Source excerpt:
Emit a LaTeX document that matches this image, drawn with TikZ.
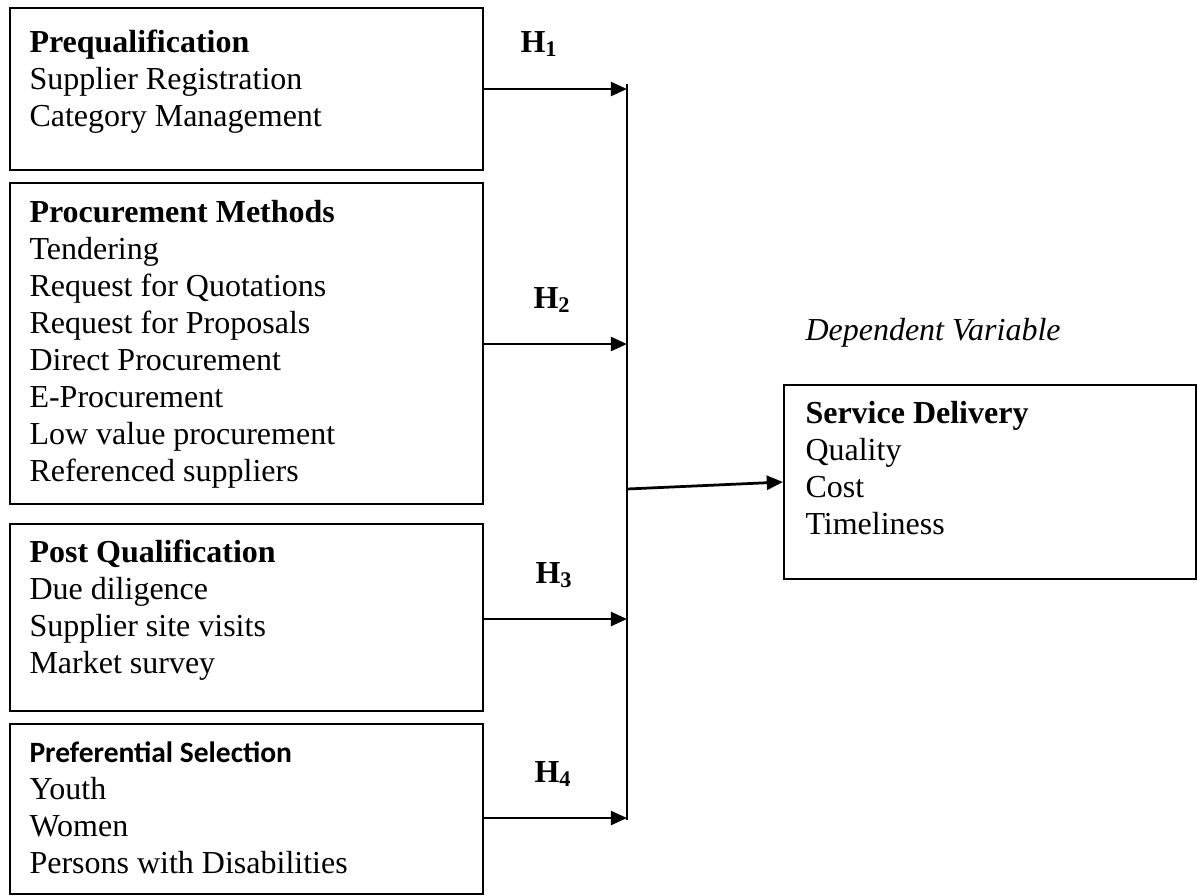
\documentclass[tikz,border=0pt]{standalone}
\usepackage{fontspec}
\setmainfont{Liberation Serif}
\newfontfamily\calibri{Carlito}
\usetikzlibrary{arrows.meta}

\begin{document}
\begin{tikzpicture}[x=0.4pt, y=-0.4pt, font=\fontsize{12.8}{14.8}\selectfont,
  box/.style={draw, line width=0.8pt, anchor=north west, inner sep=0pt},
  txt/.style={anchor=base west, align=left, inner sep=0pt},
  hyp/.style={anchor=base west, inner sep=0pt, font=\fontsize{12.8}{14.8}\selectfont\bfseries},
  arr/.style={-{Triangle[length=6.5pt,width=5.6pt]}, line width=1.1pt}]
\useasboundingbox (0,0) rectangle (1198,895);
% independent variables (text nodes sit on the baseline of their last line)
\node[box, minimum width=189.2pt, minimum height=64.8pt] (pq) at (9,7) {};
\node[box, minimum width=189.2pt, minimum height=128.4pt] (pm) at (9,182) {};
\node[box, minimum width=189.2pt, minimum height=74.8pt] (pc) at (9,523) {};
\node[box, minimum width=189.2pt, minimum height=68pt] (ps) at (9,723) {};
\node[txt] (pqt) at (29,126) {\textbf{Prequalification}\\Supplier Registration\\Category Management};
\node[txt] (pmt) at (29,481) {\textbf{Procurement Methods}\\Tendering\\Request for Quotations\\Request for Proposals\\Direct Procurement\\E-Procurement\\Low value procurement\\Referenced suppliers};
\node[txt] (pct) at (29,673) {\textbf{Post Qualification}\\Due diligence\\Supplier site visits\\Market survey};
\node[txt] (pst) at (29,873) {{\calibri\bfseries\fontsize{11.8}{14.8}\selectfont Preferential Selection}\\Youth\\Women\\Persons with Disabilities};
% dependent variable
\node[box, minimum width=164.8pt, minimum height=77.6pt] (sd) at (783,384) {};
\node[txt] (sdt) at (805,534) {\textbf{Service Delivery}\\Quality\\Cost\\Timeliness};
\node[txt] (dv) at (805,340) {\textit{Dependent Variable}};
% hypotheses
\node[hyp] (h1) at (520,52) {H\textsubscript{1}};
\node[hyp] (h2) at (533,308) {H\textsubscript{2}};
\node[hyp] (h3) at (535,583) {H\textsubscript{3}};
\node[hyp] (h4) at (534,782) {H\textsubscript{4}};
% bus line
\coordinate (bt) at (627,84);
\coordinate (bb) at (627,820);
\coordinate (b1) at (627,89);
\coordinate (b2) at (627,344);
\coordinate (b3) at (627,619);
\coordinate (b4) at (627,818);
\coordinate (bo) at (627,489);
\draw[line width=0.8pt] (bt) -- (bb);
\draw[arr] (pq.east |- b1) -- (b1);
\draw[arr] (pm.east |- b2) -- (b2);
\draw[arr] (pc.east |- b3) -- (b3);
\draw[arr] (ps.east |- b4) -- (b4);
\draw[arr] (bo) -- (sd.west);
\end{tikzpicture}
\end{document}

Exercise:
Repeat the material above word for word and skip every image in it.

Exercise answer:
Emit a LaTeX document that matches this image, drawn with TikZ.
\documentclass[tikz,border=0pt]{standalone}
\usepackage{fontspec}
\setmainfont{Liberation Serif}
\newfontfamily\calibri{Carlito}
\usetikzlibrary{arrows.meta}

\begin{document}
\begin{tikzpicture}[x=0.4pt, y=-0.4pt, font=\fontsize{12.8}{14.8}\selectfont,
  box/.style={draw, line width=0.8pt, anchor=north west, inner sep=0pt},
  txt/.style={anchor=base west, align=left, inner sep=0pt},
  hyp/.style={anchor=base west, inner sep=0pt, font=\fontsize{12.8}{14.8}\selectfont\bfseries},
  arr/.style={-{Triangle[length=6.5pt,width=5.6pt]}, line width=1.1pt}]
\useasboundingbox (0,0) rectangle (1198,895);
% independent variables (text nodes sit on the baseline of their last line)
\node[box, minimum width=189.2pt, minimum height=64.8pt] (pq) at (9,7) {};
\node[box, minimum width=189.2pt, minimum height=128.4pt] (pm) at (9,182) {};
\node[box, minimum width=189.2pt, minimum height=74.8pt] (pc) at (9,523) {};
\node[box, minimum width=189.2pt, minimum height=68pt] (ps) at (9,723) {};
\node[txt] (pqt) at (29,126) {\textbf{Prequalification}\\Supplier Registration\\Category Management};
\node[txt] (pmt) at (29,481) {\textbf{Procurement Methods}\\Tendering\\Request for Quotations\\Request for Proposals\\Direct Procurement\\E-Procurement\\Low value procurement\\Referenced suppliers};
\node[txt] (pct) at (29,673) {\textbf{Post Qualification}\\Due diligence\\Supplier site visits\\Market survey};
\node[txt] (pst) at (29,873) {{\calibri\bfseries\fontsize{11.8}{14.8}\selectfont Preferential Selection}\\Youth\\Women\\Persons with Disabilities};
% dependent variable
\node[box, minimum width=164.8pt, minimum height=77.6pt] (sd) at (783,384) {};
\node[txt] (sdt) at (805,534) {\textbf{Service Delivery}\\Quality\\Cost\\Timeliness};
\node[txt] (dv) at (805,340) {\textit{Dependent Variable}};
% hypotheses
\node[hyp] (h1) at (520,52) {H\textsubscript{1}};
\node[hyp] (h2) at (533,308) {H\textsubscript{2}};
\node[hyp] (h3) at (535,583) {H\textsubscript{3}};
\node[hyp] (h4) at (534,782) {H\textsubscript{4}};
% bus line
\coordinate (bt) at (627,84);
\coordinate (bb) at (627,820);
\coordinate (b1) at (627,89);
\coordinate (b2) at (627,344);
\coordinate (b3) at (627,619);
\coordinate (b4) at (627,818);
\coordinate (bo) at (627,489);
\draw[line width=0.8pt] (bt) -- (bb);
\draw[arr] (pq.east |- b1) -- (b1);
\draw[arr] (pm.east |- b2) -- (b2);
\draw[arr] (pc.east |- b3) -- (b3);
\draw[arr] (ps.east |- b4) -- (b4);
\draw[arr] (bo) -- (sd.west);
\end{tikzpicture}
\end{document}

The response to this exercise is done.